» Aim: Report, word for word, every line of the material that contains "this".

[begin Data section]

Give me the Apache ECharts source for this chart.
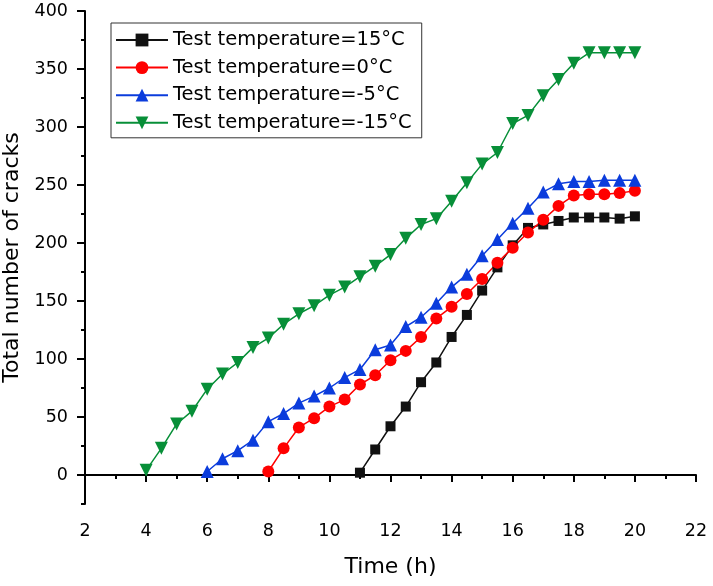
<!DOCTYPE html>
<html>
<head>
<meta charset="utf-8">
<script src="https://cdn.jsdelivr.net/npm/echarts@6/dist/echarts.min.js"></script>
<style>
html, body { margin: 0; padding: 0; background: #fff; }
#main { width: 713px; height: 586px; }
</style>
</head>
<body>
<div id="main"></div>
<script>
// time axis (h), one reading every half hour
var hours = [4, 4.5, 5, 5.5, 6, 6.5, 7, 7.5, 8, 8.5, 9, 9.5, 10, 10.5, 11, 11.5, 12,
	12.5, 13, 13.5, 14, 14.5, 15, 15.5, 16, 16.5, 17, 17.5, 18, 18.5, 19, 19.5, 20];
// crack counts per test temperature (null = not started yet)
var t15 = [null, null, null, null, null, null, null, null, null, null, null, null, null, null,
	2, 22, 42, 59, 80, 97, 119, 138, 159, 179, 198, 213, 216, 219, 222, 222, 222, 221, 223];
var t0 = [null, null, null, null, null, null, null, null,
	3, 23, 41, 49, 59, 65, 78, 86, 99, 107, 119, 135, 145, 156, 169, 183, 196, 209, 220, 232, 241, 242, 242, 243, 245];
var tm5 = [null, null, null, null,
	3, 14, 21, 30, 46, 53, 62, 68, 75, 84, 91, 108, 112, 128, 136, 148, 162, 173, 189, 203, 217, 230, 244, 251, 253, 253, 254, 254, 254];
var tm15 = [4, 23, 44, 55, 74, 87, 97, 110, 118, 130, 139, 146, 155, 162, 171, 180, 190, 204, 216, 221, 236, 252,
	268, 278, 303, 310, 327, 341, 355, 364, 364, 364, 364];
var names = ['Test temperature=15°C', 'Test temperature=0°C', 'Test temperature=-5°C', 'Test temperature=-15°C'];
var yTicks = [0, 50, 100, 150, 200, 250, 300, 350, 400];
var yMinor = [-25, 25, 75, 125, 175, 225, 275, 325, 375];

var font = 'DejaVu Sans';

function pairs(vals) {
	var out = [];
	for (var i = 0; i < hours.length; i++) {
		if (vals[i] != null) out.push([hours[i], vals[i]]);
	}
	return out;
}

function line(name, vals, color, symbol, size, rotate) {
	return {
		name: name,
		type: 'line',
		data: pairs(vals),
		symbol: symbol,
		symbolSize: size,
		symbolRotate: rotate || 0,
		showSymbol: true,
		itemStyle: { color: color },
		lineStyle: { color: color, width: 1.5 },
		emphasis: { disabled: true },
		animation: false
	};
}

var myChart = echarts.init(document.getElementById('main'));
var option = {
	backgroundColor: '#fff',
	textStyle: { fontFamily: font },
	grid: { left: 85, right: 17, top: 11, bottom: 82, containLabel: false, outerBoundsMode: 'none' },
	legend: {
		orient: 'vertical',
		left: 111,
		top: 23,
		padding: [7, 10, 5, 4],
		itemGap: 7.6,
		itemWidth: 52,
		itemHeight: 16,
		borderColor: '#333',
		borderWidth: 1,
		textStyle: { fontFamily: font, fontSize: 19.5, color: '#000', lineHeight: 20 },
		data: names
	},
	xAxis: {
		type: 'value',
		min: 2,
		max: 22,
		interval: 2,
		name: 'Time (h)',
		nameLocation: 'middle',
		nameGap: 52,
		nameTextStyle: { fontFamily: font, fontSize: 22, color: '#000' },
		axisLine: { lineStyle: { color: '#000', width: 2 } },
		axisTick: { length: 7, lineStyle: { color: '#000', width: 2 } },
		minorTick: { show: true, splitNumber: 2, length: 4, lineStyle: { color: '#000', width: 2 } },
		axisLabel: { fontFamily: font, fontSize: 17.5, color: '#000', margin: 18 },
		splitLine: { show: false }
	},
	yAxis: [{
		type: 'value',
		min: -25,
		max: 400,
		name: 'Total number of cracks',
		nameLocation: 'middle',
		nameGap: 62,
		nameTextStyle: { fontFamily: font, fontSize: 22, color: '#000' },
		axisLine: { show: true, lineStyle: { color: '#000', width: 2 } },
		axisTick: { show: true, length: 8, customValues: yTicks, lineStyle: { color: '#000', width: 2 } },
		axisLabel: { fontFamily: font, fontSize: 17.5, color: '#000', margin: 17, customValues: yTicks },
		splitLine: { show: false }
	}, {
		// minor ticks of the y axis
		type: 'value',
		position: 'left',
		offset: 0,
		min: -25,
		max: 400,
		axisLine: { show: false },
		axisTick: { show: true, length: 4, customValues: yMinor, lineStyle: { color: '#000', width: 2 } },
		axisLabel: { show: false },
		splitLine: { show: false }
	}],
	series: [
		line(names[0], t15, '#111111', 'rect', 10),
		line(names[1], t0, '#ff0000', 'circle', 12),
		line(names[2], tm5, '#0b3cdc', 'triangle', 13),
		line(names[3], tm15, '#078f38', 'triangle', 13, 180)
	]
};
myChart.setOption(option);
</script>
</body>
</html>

[end Data section]
[begin Data section]

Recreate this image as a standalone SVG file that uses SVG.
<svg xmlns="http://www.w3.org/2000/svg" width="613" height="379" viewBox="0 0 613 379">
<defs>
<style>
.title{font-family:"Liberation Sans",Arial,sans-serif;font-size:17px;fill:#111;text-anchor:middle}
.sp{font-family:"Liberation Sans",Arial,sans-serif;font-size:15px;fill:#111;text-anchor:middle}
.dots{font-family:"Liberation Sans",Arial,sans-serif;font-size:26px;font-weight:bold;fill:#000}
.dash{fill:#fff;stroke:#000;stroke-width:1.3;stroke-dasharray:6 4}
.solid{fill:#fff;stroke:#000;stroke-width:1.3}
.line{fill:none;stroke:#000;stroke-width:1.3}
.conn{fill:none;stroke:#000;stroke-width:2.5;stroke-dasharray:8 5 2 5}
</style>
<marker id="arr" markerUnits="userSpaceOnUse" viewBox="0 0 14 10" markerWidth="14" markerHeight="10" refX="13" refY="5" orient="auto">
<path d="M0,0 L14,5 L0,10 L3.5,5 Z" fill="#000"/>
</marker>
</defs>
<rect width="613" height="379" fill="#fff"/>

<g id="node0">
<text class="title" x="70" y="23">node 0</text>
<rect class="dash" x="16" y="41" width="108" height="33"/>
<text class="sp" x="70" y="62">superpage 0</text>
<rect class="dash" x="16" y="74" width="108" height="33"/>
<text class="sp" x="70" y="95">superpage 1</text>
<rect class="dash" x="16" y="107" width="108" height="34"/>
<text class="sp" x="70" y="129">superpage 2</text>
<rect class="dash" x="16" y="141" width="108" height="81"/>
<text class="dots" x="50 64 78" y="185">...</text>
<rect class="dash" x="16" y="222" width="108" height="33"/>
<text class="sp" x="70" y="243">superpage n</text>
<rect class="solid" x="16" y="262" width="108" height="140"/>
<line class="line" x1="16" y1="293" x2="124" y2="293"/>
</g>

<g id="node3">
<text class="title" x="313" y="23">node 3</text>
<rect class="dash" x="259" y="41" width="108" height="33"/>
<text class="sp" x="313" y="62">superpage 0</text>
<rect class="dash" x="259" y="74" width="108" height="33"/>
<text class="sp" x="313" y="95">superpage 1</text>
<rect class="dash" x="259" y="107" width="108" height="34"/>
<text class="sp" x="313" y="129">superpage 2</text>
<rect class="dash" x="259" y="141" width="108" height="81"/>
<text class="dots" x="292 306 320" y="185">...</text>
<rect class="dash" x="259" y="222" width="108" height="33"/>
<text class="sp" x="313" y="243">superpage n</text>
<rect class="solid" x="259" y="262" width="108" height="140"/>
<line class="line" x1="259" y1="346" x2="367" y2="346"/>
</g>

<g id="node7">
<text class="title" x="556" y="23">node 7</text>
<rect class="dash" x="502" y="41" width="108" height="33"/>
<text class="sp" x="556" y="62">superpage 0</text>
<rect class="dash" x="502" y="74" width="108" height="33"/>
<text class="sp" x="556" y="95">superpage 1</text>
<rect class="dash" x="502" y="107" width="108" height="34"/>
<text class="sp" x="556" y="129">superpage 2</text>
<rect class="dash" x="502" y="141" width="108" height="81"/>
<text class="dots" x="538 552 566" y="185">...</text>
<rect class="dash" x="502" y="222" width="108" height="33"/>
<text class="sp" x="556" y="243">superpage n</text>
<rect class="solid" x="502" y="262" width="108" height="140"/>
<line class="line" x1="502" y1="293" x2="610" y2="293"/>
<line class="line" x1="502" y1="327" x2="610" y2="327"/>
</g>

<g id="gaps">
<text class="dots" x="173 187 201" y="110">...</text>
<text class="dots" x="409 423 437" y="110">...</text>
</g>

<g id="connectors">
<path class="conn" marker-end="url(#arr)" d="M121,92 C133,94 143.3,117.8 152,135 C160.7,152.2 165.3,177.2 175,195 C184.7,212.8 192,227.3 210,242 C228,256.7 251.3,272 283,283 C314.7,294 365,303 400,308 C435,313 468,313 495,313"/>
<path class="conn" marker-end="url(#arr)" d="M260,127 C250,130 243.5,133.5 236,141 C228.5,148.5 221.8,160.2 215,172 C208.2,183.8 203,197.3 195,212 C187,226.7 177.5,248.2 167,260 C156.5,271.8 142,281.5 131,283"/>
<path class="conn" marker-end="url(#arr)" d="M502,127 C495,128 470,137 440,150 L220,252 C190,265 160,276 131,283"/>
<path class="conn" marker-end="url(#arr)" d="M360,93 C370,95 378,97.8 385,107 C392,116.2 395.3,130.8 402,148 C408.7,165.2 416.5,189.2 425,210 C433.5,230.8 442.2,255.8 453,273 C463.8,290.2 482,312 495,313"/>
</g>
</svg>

[end Data section]

» Answer for the task:
Give me the Apache ECharts source for this chart.
Recreate this image as a standalone SVG file that uses SVG.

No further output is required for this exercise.